After reading 656 pages about Steve Jobs and his journey from cradle to grave, I feel a little empty inside. What is this story actually about? Why was Steve Jobs so keen on having his life documented? What can you learn from it?

I am writing these words in Apple Pages on my Mac Mini, which is connected to a 27 inch Apple Thunderbolt display equipped with a Magic Keyboard and a Magic Mouse. Tomorrow I’m at my favourite café and will be writing on my MacBook Pro. The likelihood that a few paragraphs will also be written on my iPad is reasonably large. Since April 2009 I have been a very loyal Apple customer, and in our little household we now only have Apple equipment.

I will not claim that any of these neat Apple devices should have changed my life. I know many who do not own an Apple device, do well without them and are perfectly happy. Apple has in some contexts pushed the development of information technology and the way we access music, but in other areas, they have been lagging behind (streaming – Apple Music). The world is hardly much different because of Apple.

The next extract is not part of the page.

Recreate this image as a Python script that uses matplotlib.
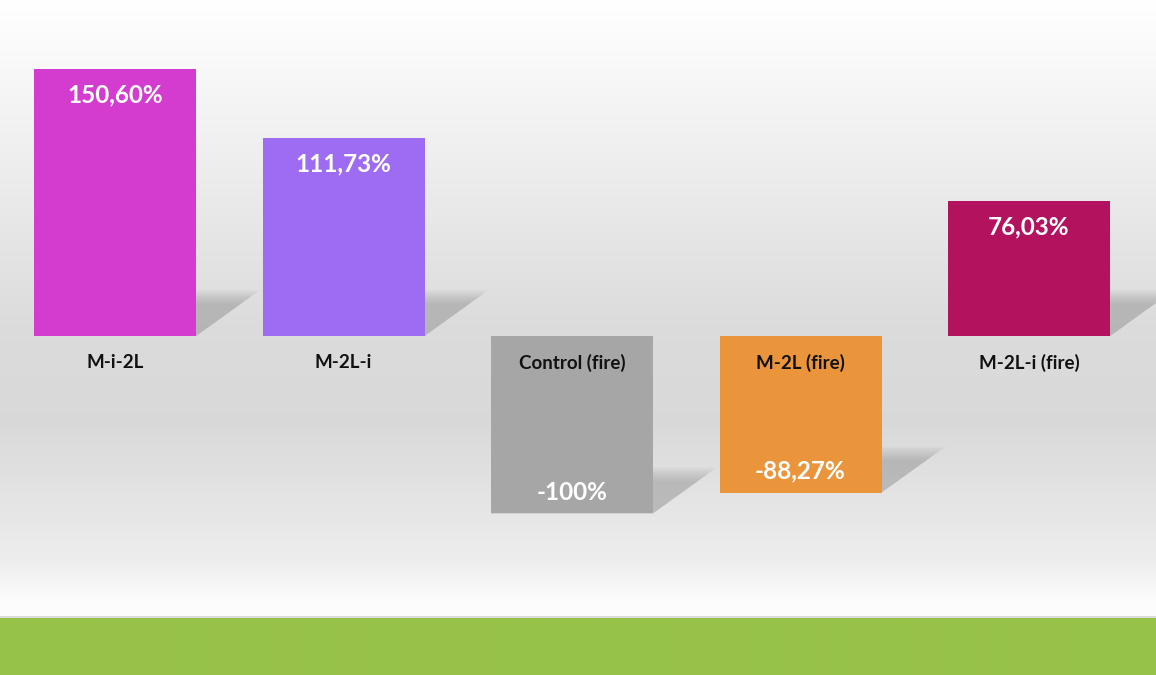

Building a company like Apple is a rarity and not something anyone can do at will. The fact that Steve Jobs for a while left and returned to become CEO again is extremely unusual. Therefore, the biography is justified, and since it is thoroughly researched and well written, it is also entertaining reading. But I don’t think anyone can copy anything that happened, the way Job worked or the behaviour he exhibited. His actions were closely associated with the situations that arose and the time in which he lived. Steve Jobs was commercially successful in being Steve Jobs. Everyone else is better off remaining who they are.

Title: Steve Jobs: The Exclusive Biography
Number of pages: 565
Author: Walter Isaacson
Publisher: Simon & Schuster
Date of publication: 24 October 2011
Prices: $6.81 for Kindle or $14.79 for the printed version.
Recommendation: Can be recommended for anyone interested in business history
Reviews: The book has received thousands of positive reader reviews.